I hope I can always remember the people and the scenes here, even when I am back in the US living comfortably. How I wish all the boys selling snacks at the bus station were in school instead, that the children in the neighborhood were not malnourished, that the village of Morombo wasn’t hopelessly littered and so many people perpetually drunk, that women didn’t have to go to church with raw hands from doing laundry by hand, that free primary education meant quality education for everyone, that fathers were involved more in families, that every child had shoes, that Anna who takes care of 12 orphans in her home had someone to help her take care of them, that Neli who is going to university had the laptop she needs so badly. There is so much saving to do, and I lie awake wondering if I’ve really done any of it. No matter how badly I wanted to make a difference in other’s lives, the biggest difference was made in me.
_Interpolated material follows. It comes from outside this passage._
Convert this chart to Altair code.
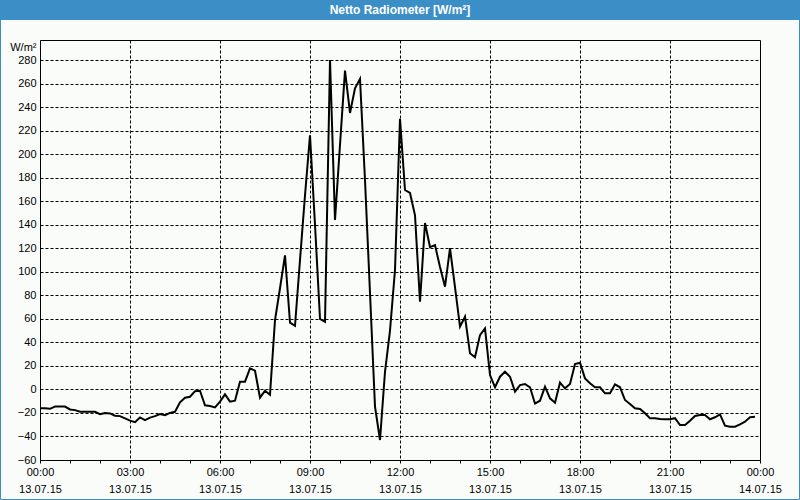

I don’t know how someone can come here and not leave a happier, improved person. After having to walk everywhere on rough dirt roads, how can one complain about having to walk to work on sidewalks or having to drive a junky car? After seeing how almost everyone here gets malaria at some point in their lives, no one has perfect teeth, no one has vision care, how can I complain about an occasional flu or about imperfect skin? I hope I can always remember the discomfort of most of the world that lives in developing countries while I sit in air-conditioned comfort at a wonderful university. I hope I will always remember to live simply so others can simply live, as Ghandi put it.
But even though it may seem like there is a lot of “saving” to do, I believe the answer is to help those in need to help themselves. However, the vicious cycle of poverty and corrupt governments and a variety of other factors make it very difficult, seemingly impossible at times. I’ve really come to realize that while we try to change people’s lives, Christ is the one who changes people who can then change themselves. “The world would take people out of the slums, but Christ takes the slums out of people who then take themselves out of the slums.” (Ezra Taft Benson)
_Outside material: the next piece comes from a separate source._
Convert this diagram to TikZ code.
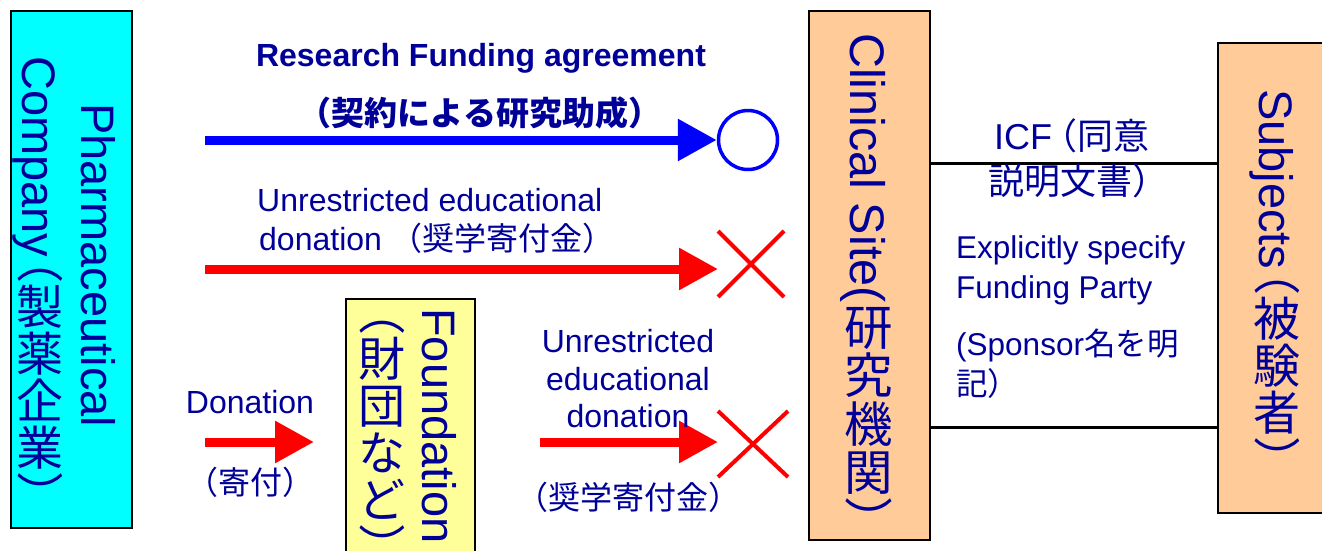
\documentclass[tikz,border=0pt]{standalone}
\usepackage{fontspec}
\setmainfont{Liberation Sans}
\newfontfamily\cjk{Noto Sans CJK JP}
\usetikzlibrary{arrows.meta,shapes.misc}
\definecolor{navy}{RGB}{0,0,153}
\definecolor{peach}{RGB}{255,204,153}
\definecolor{paleyellow}{RGB}{255,255,153}
\definecolor{aqua}{RGB}{0,255,255}
\definecolor{pblue}{RGB}{0,0,255}
\definecolor{pred}{RGB}{255,0,0}
\newcommand\up[1]{\rotatebox[origin=c]{90}{\raisebox{0pt}[0.88em][0.12em]{\cjk #1}}}
\newcommand\lp{{\cjk\kern-0.45em（}}
\newcommand\hlp{{\cjk\kern-0.3em（}}
\newcommand\rp{{\cjk ）}}
\newcommand\fs[1]{\fontsize{#1}{#1}\selectfont}
\begin{document}
\begin{tikzpicture}[x=1pt,y=-1pt,
  box/.style={draw=black, line width=2pt, inner sep=0pt, anchor=north west},
  vlabel/.style={rotate=-90, anchor=base west, inner sep=0pt, text=navy},
  hlabel/.style={inner sep=0pt, text=navy},
  flow/.style={line width=9pt, -{Triangle[length=39pt,width=40pt]}},
  xmark/.style={cross out, draw=pred, line width=4pt, inner sep=0pt},
  link/.style={draw=black, line width=3pt}]
\useasboundingbox (0,0) rectangle (1322,550);
\fill[white] (0,0) rectangle (1322,550);
\clip (0,0) rectangle (1322,550);
% boxes
\node[box, fill=aqua, minimum width=121pt, minimum height=517pt] (pharma) at (10,10) {};
\node[box, fill=paleyellow, minimum width=129pt, minimum height=270pt] (found) at (345,298) {};
\node[box, fill=peach, minimum width=121pt, minimum height=529pt] (clin) at (808,10) {};
\node[box, fill=peach, minimum width=125pt, minimum height=470pt] (subj) at (1217,42) {};
% vertical labels
\node[vlabel, font=\fs{47}] (pharmaA) at (81,103) {Pharmaceutical};
\node[vlabel, font=\fs{47}] (pharmaB) at (22,56) {Company\lp\up{製}\up{薬}\up{企}\up{業}\rp};
\node[vlabel, font=\fs{47}] (foundA) at (422,308) {Foundation};
\node[vlabel, font=\fs{47}] (foundB) at (364,309) {\lp\up{財}\up{団}\up{な}\up{ど}\rp};
\node[vlabel, font=\fs{48.5}] (clinT) at (850,33) {Clinical Site(\up{研}\up{究}\up{機}\up{関}\rp};
\node[vlabel, font=\fs{47}] (subjT) at (1259,89) {Subjects\lp\up{被}\up{験}\up{者}\rp};
% end marks
\node[circle, draw=pblue, line width=3.5pt, minimum size=59pt, inner sep=0pt] (ok) at (748,140) {};
\node[xmark, minimum width=62pt, minimum height=62pt] (ng1) at (751,264) {};
\node[xmark, minimum width=66pt, minimum height=62pt] (ng2) at (753,444) {};
% arrows
\coordinate (a1s) at (205,140);
\coordinate (a2s) at (205,269);
\coordinate (a3s) at (205,442);
\coordinate (a3e) at (314,442);
\coordinate (a4s) at (540,442);
\draw[flow, pblue] (a1s) -- (ok.west);
\draw[flow, pred] (a2s) -- (a2s -| ng1.west);
\draw[flow, pred] (a3s) -- (a3e);
\draw[flow, pred] (a4s) -- (a4s -| ng2.west);
% links between site and subjects
\draw[link] (clin.east |- 0,163) -- (subj.west |- 0,163);
\draw[link] (clin.east |- 0,427) -- (subj.west |- 0,427);
% horizontal labels
\node[hlabel, font=\fs{32}\bfseries, anchor=base] (rfa) at (481,66) {Research Funding agreement};
\node[hlabel, font=\fs{33}\cjk\bfseries, anchor=base] (rfaj) at (480,125) {（契約による研究助成）};
\node[hlabel, font=\fs{32}, anchor=base west] (ued1) at (257,211) {Unrestricted educational};
\node[hlabel, font=\fs{32}, anchor=base west] (ued2) at (259,250) {donation {\cjk（奨学寄付金）}};
\node[hlabel, font=\fs{32}, anchor=base] (don) at (250,413) {Donation};
\node[hlabel, font=\fs{32}\cjk, anchor=base] (donj) at (250,494) {（寄付）};
\node[hlabel, font=\fs{32}, anchor=base] (ued3) at (628,352) {Unrestricted};
\node[hlabel, font=\fs{32}, anchor=base] (ued4) at (628,390) {educational};
\node[hlabel, font=\fs{32}, anchor=base] (ued5) at (628,427) {donation};
\node[hlabel, font=\fs{32}\cjk, anchor=base] (ued6) at (628,509) {（奨学寄付金）};
\node[hlabel, font=\fs{36}, anchor=base west] (icf1) at (994,149) {ICF\hlp{\cjk 同意}};
\node[hlabel, font=\fs{36}\cjk, anchor=base west] (icf2) at (988,194) {説明文書）};
\node[hlabel, font=\fs{31.5}, anchor=base west] (exp1) at (956,258) {Explicitly specify};
\node[hlabel, font=\fs{31.5}, anchor=base west] (exp2) at (956,298) {Funding Party};
\node[hlabel, font=\fs{31.5}, anchor=base west] (exp3) at (956,355) {(Sponsor{\cjk 名を明}};
\node[hlabel, font=\fs{31.5}\cjk, anchor=base west] (exp4) at (956,395) {記）};
\end{tikzpicture}
\end{document}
Basically, all my rambled thoughts have one common denominator: I have learned so much from the good examples of people here, and I hope I never forget them. I am thankful Christ is always there to help them, and that He can never forget them because they are engraven on the palms of His hands. My friends here are so dear to me and as I am saying goodbye over the next few days I wish so badly I could say that I knew when or if I was coming back. Will I ever be able to wave to Mary who sits on the tire all day long again? Or talk to the enthusiastic Robert who sells paintings in town? What about Terian at church who knows all the answers in Primary even though his parents go to a different church? Who will hold Noel on their lap every Sunday and let him color in their notebook? What will come of Godi, the little boy who runs wild around our neighborhood with his homemade cars and toys? Will the girls in our health class have opportunities to work towards the lofty goals they all wrote down for themselves?
I will miss Anna terribly and her unending optimism, recognition of miracles and God’s hand in her life, and generosity.
Godi, who never fails to make me smile even though neither of us understand a word of the other’s language.
Some of my favorite primary kids. But who am I fooling? They’re all my favorites.
I may be flying out of Tanzania on Wednesday, but I’m not really leaving it.